私はガラクタばかりを溜め込み捨てることができず、いつも子ども部屋を汚していた。片付けが大嫌いな、子どもだった。
今思い返すと、本当にちびまる子ちゃんだった。
「後ででいいじゃん~」と言いながら、ポテチを食べてなかよしを読みふけっていた。
掃除好きの兄と小学校の頃は部屋が同じだったけど、兄は自分ゾーンが綺麗であれば私ゾーンのことについては何も言わなかった(なんとなく兄ゾーンと私ゾーンに部屋が分けられていた)
「片付けられないなら、捨てなさい!」
母が呪文のように、私が家を出る日まで何度も何度も何度も言っていた言葉。
初めての家出をしたときの話し
私が10才くらいのとき、いよいよ母の堪忍袋の緒が切れて私のガラクタをゴミ袋にせっせと捨て始めた。どんなに止めても、母は捨てることを止めてくれない。
「お母さんひどい!もう、家出する!!」
私は、泣きながら家を飛び出した。
ご近所の坂道のてっぺんまで歩いてくると、急にこころ細くなった。
お腹も減ってきた。そのまま家に引き返したのだから、私の初めての家出はたったの20分くらいだった。
「おかえり。」って言ったお母さんの手には、丸々と太ったゴミ袋があった。とても悲しいのに、なぜかスッキリとしたような気持ちにもなっていて。

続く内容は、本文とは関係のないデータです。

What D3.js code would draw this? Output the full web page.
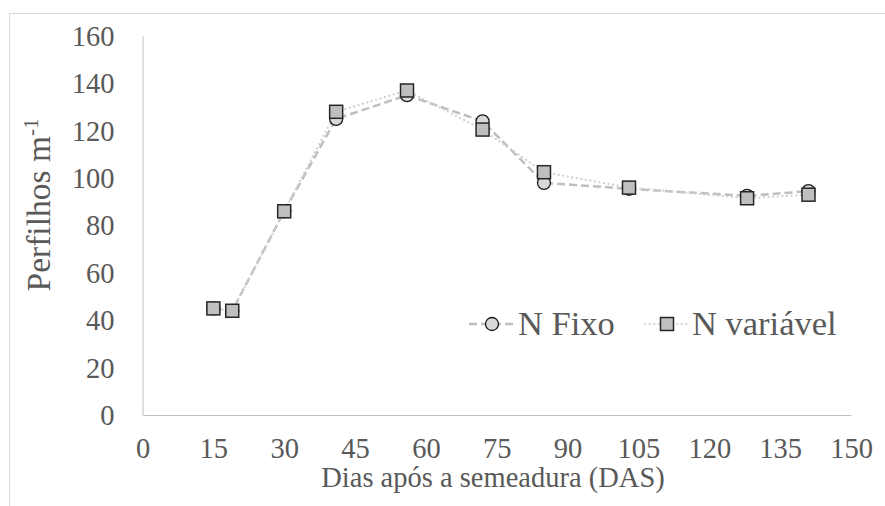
<!DOCTYPE html>
<html>
<head>
<meta charset="utf-8">
<script src="https://cdn.jsdelivr.net/npm/d3@7/dist/d3.min.js"></script>
<style>
  html, body { margin: 0; padding: 0; background: #fff; }
  svg { display: block; }
</style>
</head>
<body>
<svg id="chart" width="885" height="506"></svg>
<script>
// Days after sowing and tiller counts per metre for the two N managements
const days = [15, 19, 30, 41, 56, 72, 85, 103, 128, 141];
const nFixo = [45, 44, 86, 125, 135, 124, 98, 95.5, 92.5, 94.5];
const nVariavel = [45, 44, 86, 128, 137, 120.5, 102.5, 96, 91.5, 93];
const xTicks = [0, 15, 30, 45, 60, 75, 90, 105, 120, 135, 150];
const yTicks = [0, 20, 40, 60, 80, 100, 120, 140, 160];
const seriesNames = ["N Fixo", "N variável"];

const FONT = "'Times New Roman', 'Liberation Serif', serif";
const TEXT_COLOR = "#595959";

const svg = d3.select("#chart");

// chart frame
svg.append("rect")
  .attr("x", 9.5).attr("y", 13.5)
  .attr("width", 885).attr("height", 510)
  .attr("fill", "#fff").attr("stroke", "#d9d9d9").attr("stroke-width", 1);

const x = d3.scaleLinear().domain([0, 150]).range([142.5, 851]);
const y = d3.scaleLinear().domain([0, 160]).range([415, 36]);

// axes
const xAxis = svg.append("g")
  .attr("transform", `translate(0,${y(0)})`)
  .call(d3.axisBottom(x).tickValues(xTicks).tickSize(0).tickPadding(0));
const yAxis = svg.append("g")
  .attr("transform", `translate(${x(0)},0)`)
  .call(d3.axisLeft(y).tickValues(yTicks).tickSize(0).tickPadding(28));

[xAxis, yAxis].forEach(g => {
  g.attr("font-family", null).attr("font-size", null);
  g.style("font-family", FONT).style("font-size", "28.5px");
  g.select(".domain").attr("stroke", "#bfbfbf").attr("stroke-width", 1);
  g.selectAll("text").attr("fill", TEXT_COLOR);
});
xAxis.selectAll("text").attr("dy", null).attr("y", 43);
yAxis.selectAll("text").attr("dy", "0.33em");

// axis titles
svg.append("text")
  .attr("x", 493).attr("y", 487)
  .attr("text-anchor", "middle")
  .style("font-family", FONT).style("font-size", "28.5px").attr("fill", TEXT_COLOR)
  .text("Dias após a semeadura (DAS)");

const yTitle = svg.append("text")
  .attr("transform", "translate(50,205) rotate(-90)")
  .attr("text-anchor", "middle")
  .style("font-family", FONT).style("font-size", "33.5px").attr("fill", TEXT_COLOR);
yTitle.append("tspan").text("Perfilhos m");
yTitle.append("tspan").style("font-size", "21px").attr("dy", -12).text("-1");

const line = d3.line().x(d => x(d[0])).y(d => y(d[1]));
const fixoPts = days.map((d, i) => [d, nFixo[i]]);
const varPts = days.map((d, i) => [d, nVariavel[i]]);

// series lines
svg.append("path").datum(fixoPts)
  .attr("d", line).attr("fill", "none")
  .attr("stroke", "#bfbfbf").attr("stroke-width", 2.5)
  .attr("stroke-dasharray", "8,4");
svg.append("path").datum(varPts)
  .attr("d", line).attr("fill", "none")
  .attr("stroke", "#d0d0d0").attr("stroke-width", 2.2)
  .attr("stroke-linecap", "round")
  .attr("stroke-dasharray", "0.1,4.5");

// markers
svg.append("g").selectAll("circle").data(fixoPts).join("circle")
  .attr("cx", d => x(d[0])).attr("cy", d => y(d[1])).attr("r", 6.5)
  .attr("fill", "#d9d9d9").attr("stroke", "#1a1a1a").attr("stroke-width", 1.3);
svg.append("g").selectAll("rect").data(varPts).join("rect")
  .attr("x", d => x(d[0]) - 6.5).attr("y", d => y(d[1]) - 6.5)
  .attr("width", 13).attr("height", 13)
  .attr("fill", "#bfbfbf").attr("stroke", "#262626").attr("stroke-width", 1.5);

// legend
const ly = 324;
const lg = svg.append("g").style("font-family", FONT).style("font-size", "34.5px").attr("fill", TEXT_COLOR);
lg.append("line").attr("x1", 469).attr("x2", 515).attr("y1", ly).attr("y2", ly)
  .attr("stroke", "#bfbfbf").attr("stroke-width", 2.5).attr("stroke-dasharray", "8,4");
lg.append("circle").attr("cx", 492).attr("cy", ly).attr("r", 6.5)
  .attr("fill", "#d9d9d9").attr("stroke", "#1a1a1a").attr("stroke-width", 1.3);
lg.append("text").attr("x", 518).attr("y", ly + 11).text(seriesNames[0]);

lg.append("line").attr("x1", 645).attr("x2", 690).attr("y1", ly).attr("y2", ly)
  .attr("stroke", "#d0d0d0").attr("stroke-width", 2.2)
  .attr("stroke-linecap", "round").attr("stroke-dasharray", "0.1,4.5");
lg.append("rect").attr("x", 667 - 6.5).attr("y", ly - 6.5).attr("width", 13).attr("height", 13)
  .attr("fill", "#bfbfbf").attr("stroke", "#262626").attr("stroke-width", 1.5);
lg.append("text").attr("x", 692).attr("y", ly + 11).text(seriesNames[1]);
</script>
</body>
</html>
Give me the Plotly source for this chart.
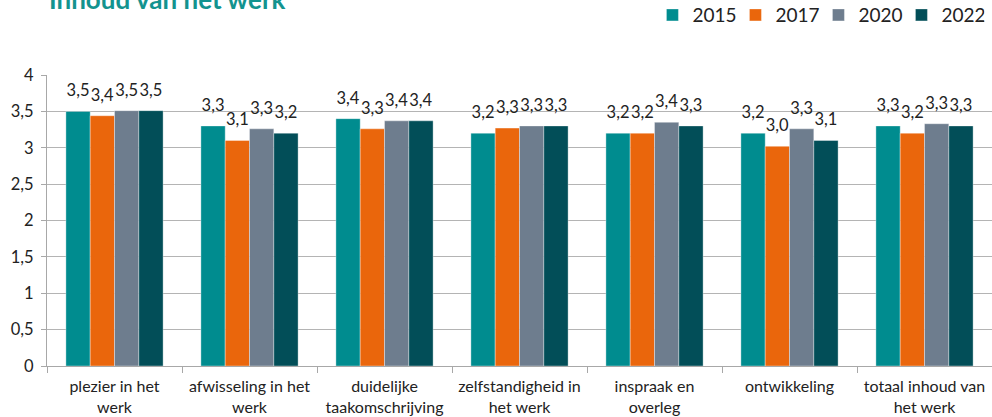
import plotly.graph_objects as go

categories = [
    "plezier in het<br>werk",
    "afwisseling in het<br>werk",
    "duidelijke<br>taakomschrijving",
    "zelfstandigheid in<br>het werk",
    "inspraak en<br>overleg",
    "ontwikkeling",
    "totaal inhoud van<br>het werk",
]
years = ["2015", "2017", "2020", "2022"]
v2015 = [3.50, 3.30, 3.40, 3.20, 3.20, 3.20, 3.30]
v2017 = [3.44, 3.10, 3.26, 3.27, 3.20, 3.02, 3.20]
v2020 = [3.51, 3.26, 3.37, 3.30, 3.35, 3.26, 3.33]
v2022 = [3.51, 3.20, 3.37, 3.30, 3.30, 3.10, 3.30]
colors = ["#008C8F", "#EA660C", "#6E7D8E", "#024E58"]

FONT = "Lato, 'Liberation Sans', sans-serif"
LABEL_PAD = 0.11  # gap (in axis units) between bar top and its value label

fig = go.Figure()
for name, vals, col in zip(years, [v2015, v2017, v2020, v2022], colors):
    fig.add_trace(go.Bar(
        name=name, x=categories, y=vals, offsetgroup=name,
        marker=dict(color=col, line=dict(color="rgba(255,255,255,0.6)", width=0.6)),
        hovertemplate="%{x}: %{y:.2f}<extra>" + name + "</extra>",
    ))
    # transparent spacer bar on top of each bar that carries the value label
    fig.add_trace(go.Bar(
        name=name, x=categories, y=[LABEL_PAD] * len(vals), base=vals,
        offsetgroup=name, showlegend=False, hoverinfo="skip",
        marker=dict(color="rgba(0,0,0,0)", line=dict(width=0)),
        text=[f"{v:.1f}".replace(".", ",") for v in vals],
        texttemplate="%{text}", textposition="outside",
        textfont=dict(size=16.5, color="#222222", family=FONT),
        constraintext="none", cliponaxis=False,
    ))

fig.update_layout(
    width=992, height=417,
    margin=dict(l=47, r=0, t=75, b=51, autoexpand=False),
    paper_bgcolor="white", plot_bgcolor="white",
    barmode="group", bargap=0.28, bargroupgap=0,
    separators=",.",
    font=dict(family=FONT, size=16, color="#222222"),
    showlegend=True,
    legend=dict(orientation="h", x=0.992, xanchor="right", y=1.206, yanchor="middle",
                font=dict(size=19, color="#222222", family=FONT),
                itemwidth=30, entrywidth=38, traceorder="normal", bgcolor="rgba(0,0,0,0)"),
    annotations=[dict(text="<b>Inhoud van het werk</b>", xref="paper", yref="paper",
                      x=0.0, xanchor="left", y=1.262, yanchor="middle", showarrow=False,
                      font=dict(size=26, color="#13938F", family=FONT))],
)
fig.update_yaxes(range=[0, 4], dtick=0.5, showgrid=True, gridcolor="#B4B4B4",
                 gridwidth=1, showline=True, linecolor="#A8A8A8", ticks="outside",
                 ticklen=5, tickcolor="#A8A8A8", zeroline=False, automargin=False,
                 ticklabelstandoff=4,
                 tickfont=dict(size=16.5, color="#222222"))
fig.update_xaxes(showline=True, linecolor="#A8A8A8", linewidth=1, ticks="outside",
                 tickson="boundaries", ticklen=6, tickcolor="#A8A8A8", automargin=False,
                 ticklabelstandoff=6,
                 tickfont=dict(size=16, color="#222222"))

fig.write_html("out.html", config={"displayModeBar": False},
               post_script="document.body.style.margin='0';document.body.style.overflow='hidden';")
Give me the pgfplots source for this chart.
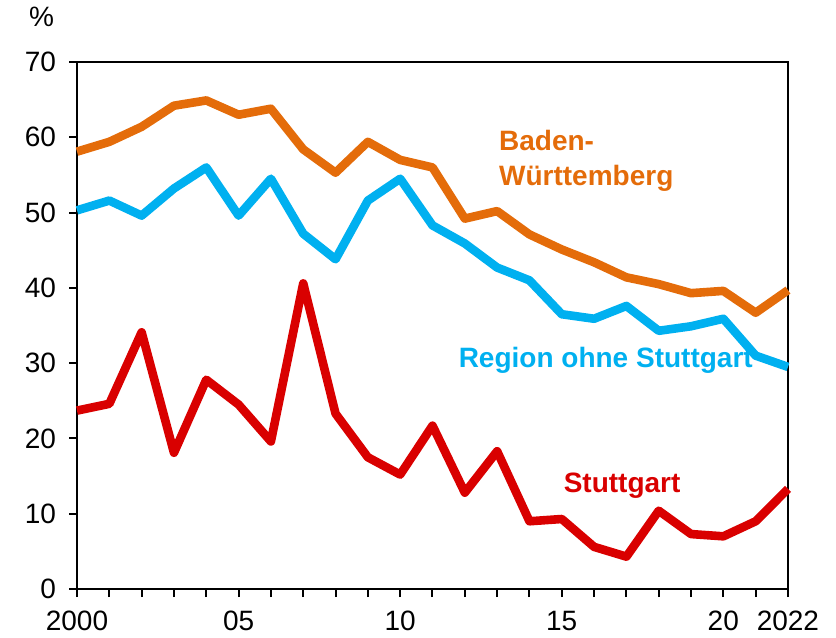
\documentclass[border=0pt]{standalone}
\usepackage{pgfplots}
\pgfplotsset{compat=1.18}
\usepackage{fontspec}
\setmainfont{Liberation Sans}
\definecolor{bworange}{HTML}{E46C0A}
\definecolor{regblue}{HTML}{00B0F0}
\definecolor{sred}{HTML}{D90000}

\pgfplotstableread{
year bw region stgt
2000 58.1 50.3 23.7
2001 59.4 51.6 24.6
2002 61.4 49.6 34.1
2003 64.2 53.2 18.1
2004 64.9 56.0 27.8
2005 63.0 49.6 24.5
2006 63.8 54.5 19.6
2007 58.4 47.2 40.6
2008 55.3 43.8 23.3
2009 59.4 51.6 17.5
2010 57.0 54.5 15.2
2011 56.0 48.3 21.7
2012 49.2 45.9 12.8
2013 50.2 42.7 18.3
2014 47.1 41.0 9.0
2015 45.1 36.5 9.3
2016 43.4 35.9 5.6
2017 41.4 37.6 4.3
2018 40.5 34.3 10.4
2019 39.3 34.9 7.3
2020 39.6 35.9 7.0
2021 36.7 31.0 9.0
2022 39.7 29.5 13.3
}\datatable

\begin{document}
\begin{tikzpicture}
\begin{axis}[
 scale only axis,width=355.5pt,height=263.5pt,
 xmin=2000,xmax=2022,ymin=0,ymax=70,
 xtick={2000,...,2022},
 xticklabels={2000,,,,,05,,,,,10,,,,,15,,,,,20,,2022},
 ytick={0,10,...,70},
 tick align=outside,tick pos=left,
 major tick length=4pt,
 axis line style={line width=1.2pt},
 every tick/.style={black,line width=1pt},
 tick label style={font=\fontsize{14}{16}\selectfont},
 /pgf/number format/assume math mode=true,
 xticklabel style={/pgf/number format/1000 sep={},yshift=-3.5pt},
 yticklabel style={xshift=-3pt},
 clip=false]
\addplot[bworange,line width=4.3pt,line join=round] table[x=year,y=bw]{\datatable};
\addplot[regblue,line width=4.3pt,line join=round] table[x=year,y=region]{\datatable};
\addplot[sred,line width=4.3pt,line join=round] table[x=year,y=stgt]{\datatable};
\begin{scope}[every node/.style={anchor=west,inner xsep=0pt}]
\node[align=left,text=bworange,font=\bfseries\fontsize{14}{17.5}\selectfont] at (axis cs:2013.05,56.9) {Baden-\\Württemberg};
\node[text=regblue,font=\bfseries\fontsize{14}{17}\selectfont] at (axis cs:2011.8,30.4) {Region ohne Stuttgart};
\node[text=sred,font=\bfseries\fontsize{14}{17}\selectfont] at (axis cs:2015.05,13.7) {Stuttgart};
\end{scope}
\node[font=\fontsize{14}{16}\selectfont] at (rel axis cs:-0.05,1.085) {\%};
\path (rel axis cs:-0.1083,-0.0911) rectangle (rel axis cs:1.0675,1.1177);
\end{axis}
\end{tikzpicture}
\end{document}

その日の晩御飯は、私が大好きな母のミートソーススパゲティだった。
母は体現していたけれど、おそらくミニマリストという言葉を知らない。
服や物に一切頓着せず、無駄なモノをほとんど買わない。ささやかな娯楽は時々美味しいものを食べて、映画館へ出かけるくらい。
私が10年ほど前に着なくなった服を、今も大切に着てくれている。
少し前に我が家に遊びに来たときにも、私が10年前くらいのイベントのお手伝いをしてもらったウィンドブレーカーをまだまだ愛用していた。
「だって、なかなかオシャレだよ?あったかいし」と。
私が思春期になって落ち込むことが増えたとき、母は決まって「映画でも観に行こうか」と私を外に連れ出した。母も私も、ミュージカル映画が大好きだった。
私に必要以上にものや服を買い与えない代わりに、いつも食卓には食べ切れないくらいの種類のおかずが並んでいた。なんで、いつもこんなに食べきれないくらいのおかずが並んでいるんだろう?と不思議に思うくらいに。
どのおかずも、すごく美味しかった。
きんぴらごぼうは、なかでも特別だった。今でも私が実家へ帰ると、必ずきんぴらごぼうを作ってくれる。
娘を妊娠してから、私はこの半年で家中のものを捨てた。
3年間手にしていなかったものを捨て終わったら、今度は1年間手にしていなかったものを捨てる作業になった。
長く悩んだ末に、宝物だったロリィタ服も手放した。
金銭的に困ったから、ものを手放したという理由もある。
けど、ものが減った家は、以前よりも風通しが良くなって気持ちが良い。
今は毎日手に触れるもの以外をどう減らしていこうかという作業に変わりつつある。家の中にあるもので、毎日手に触れていないのに鎮座しているものって案外たくさんある。
ものを捨てて減らしてみて、わかったこと。
それは、暮らしが本当にシンプルになったということだった。
ものが無いと、散らかりようがない。
だから、片付ける手間もない。母が言っていたとおりなんだなぁと、私もぱんぱんに太ったゴミ袋を手にしながら思っていた。
暮らしがシンプルになると、目指す方向や考えるべきことに注力できる。
すべて良い方向に向かっているんだから、片付けってホントにすごいんだなとこの1年間で体感している。
https://koharunokirakira.com/biyori/2018/12/10/issyonimaewomukukoto/
*人生がときめく片づけの魔法/近藤麻理恵
部屋のなかがちょっと散らかってきたな・・と思ったら何度も「人生がときめく~」を読み直している。
貧乏性なもので、本当になんでもかんでも取っておきたくなってしまうタチなのだ。
だけど、今この家のなかで「ものを捨てるのは私しかいない」から、(旦那さんもなんでもかんでもとっておくタチだし、子どもが2人になると驚くほどものが増える)ときどき大きなゴミ袋を片手に、せっせと家の中のものを仕分ける。